Öcalan kippt griechische Minister

Nach der Festnahme des PKK-Chefs werden drei Kabinettsmitglieder in Athen entlassen. Doch das wahre Problem liegt in einer Verselbständigung des Geheimdienstes  ■ Von Niels Kadritzke

Berlin (taz) – Die Flutwelle der Öcalan-Krise hat die griechische Regierung voll erwischt. Ministerpräsident Costas Simitis hat alle Minister entlassen, die für die Dienste verantwortlich sind, denen er die Verwicklung Athens in die Fluchtgeschichte des PKK-Führers anlastet: Außenminister Theodoros Pangalos und die für Polizei und Geheimdienste zuständigen Minister Philippos Petselnikos und Alexandros Papadopoulos. Ob damit der Schaden zu begrenzen ist, bleibt abzuwarten. Zunächst bestärken die Entlassungen nur den Eindruck, daß Simitis in einer gravierenden Staatsaffäre nicht Herr der Lage, ja nicht einmal Herr der Informationen war.

In Athen zirkulieren kleine Gerüchte und große Theorien. Ein Fernsehsender präsentiert einen Agenten des Geheimdienstes EYP, der behauptet, die griechische Seite habe aktiv an der Festnahme Öcalans in Nairobi mitgewirkt. Die Mittäterthese entbehrt freilich der Brisanz, wenn man sich klarmacht, daß schon die Verfrachtung Öcalans nach Nairobi ein Himmelfahrtskommando war. Daß die CIA unter den Geheimdiensten in Kenia der Platzhirsch ist, mußte selbst der unfähige EYP wissen. Öcalan unter den Augen der CIA in der Botschaft von Nairobi zu parken, war eine kalkulierte oder bornierte, in jedem Fall aber fatale Entscheidung.

Viel explosiver ist daher die Frage, wie Öcalan überhaupt auf griechischen Boden gelangte? Pangalos hat nach seinem Rücktritt diejenigen des Verrats bezichtigt, die Öcalan „ins Land gebracht“ haben. Gemeint sind Geheimdienstkreise, die Öcalan zu einer „Notlandung“ in Griechenland ermuntert oder gar verführt haben sollen. Dabei handelt es sich offenbar um EYP-Seilschaften, deren Sympathien für den türkischen Staatsfeind Nummer eins mehr als nur platonisch waren. Und die den Simitis-Gegnern innerhalb der Regierungspartei PASOK stets beflissener zu Diensten sind als ihrem verfassungsmäßigen Dienstherrn.

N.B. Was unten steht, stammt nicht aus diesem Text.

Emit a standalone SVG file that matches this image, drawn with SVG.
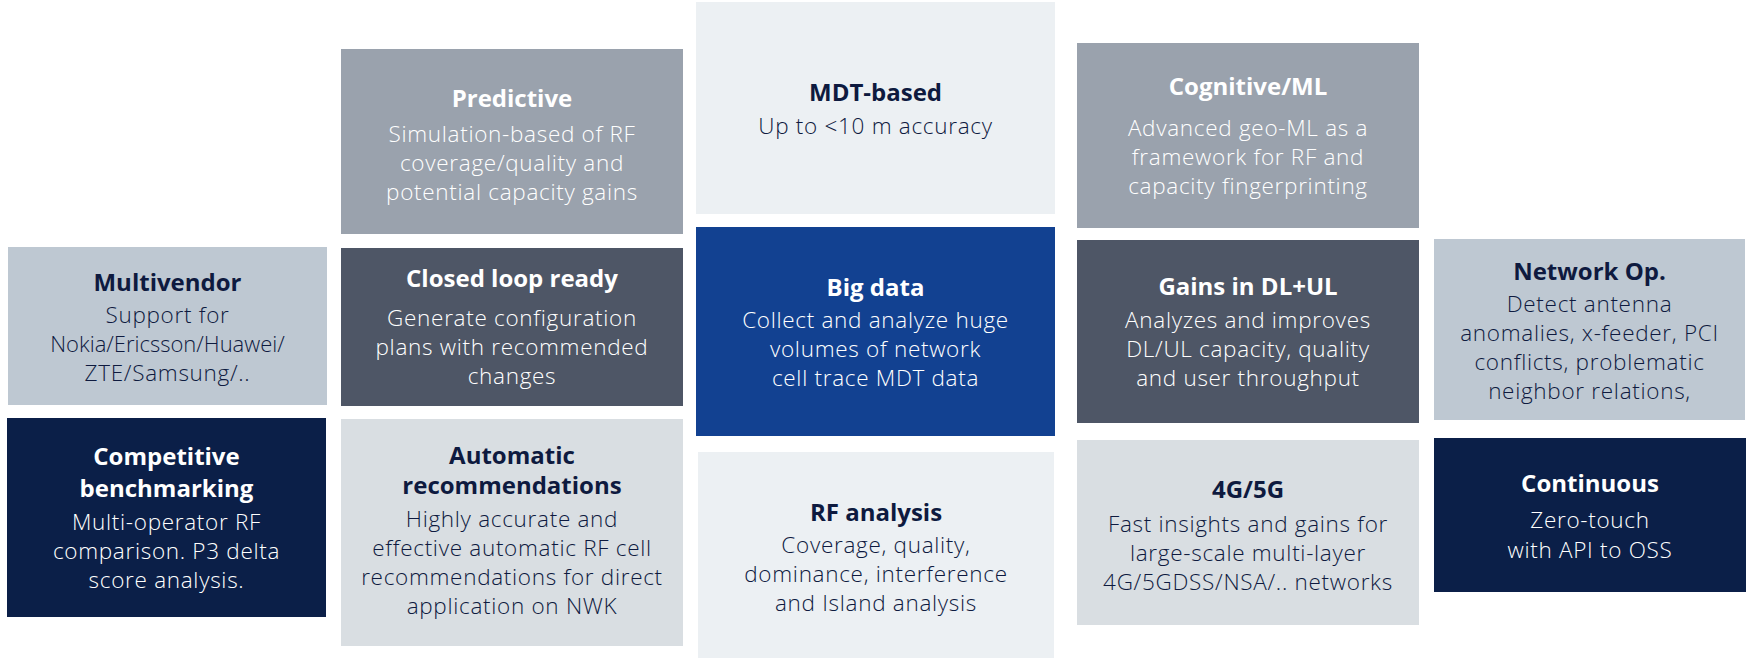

Wie ernst die Lage für die Regierung ist, zeigt eine Erklärung von Vizeaußenminister Giorgos Papandreou, der von der Krise in Athen in Bonn überrascht wurde. Der Sohn des PASOK-Gründers, von Simitis-Gegnern oft als „Türkenfreund“ abgestempelt, attackiert den „Schattenstaat“ (parakratos), der strikter demokratischer Kontrolle unterworfen werden müsse. Als politische Konsequenz aus dem Fall Öcalan fordert der für EU-Angelegenheiten zuständige Papandreou ein gesamteuropäisches Konzept. Die EU solle Ankara klarmachen, daß das Kurdenproblem mit einem Schauprozeß keineswegs erledigt ist.

Mit dem Verweis auf den europäischen Kontext ist eine Kritik an der Geheimstrategie im Fall Öcalan ausgesprochen. Für die Regierung Simitis konnte es in der Tat nur eine rationale Antwort auf das Problem geben, das ihr – offenbar durch den eigenen Geheimdienst – vor die Tür gelegt wurde. Man hätte sofort die EU-Partner unterrichten und eine partnerschaftliche Lösung einklagen müssen. Allerdings wäre Griechenland wohl genauso im Stich gelassen worden wie Italien. So gesehen hat die verhängnisvolle Entscheidung Athens, Öcalan nach Nairobi zu schicken, erneut das Defizit an europäischer Solidarität offenbart.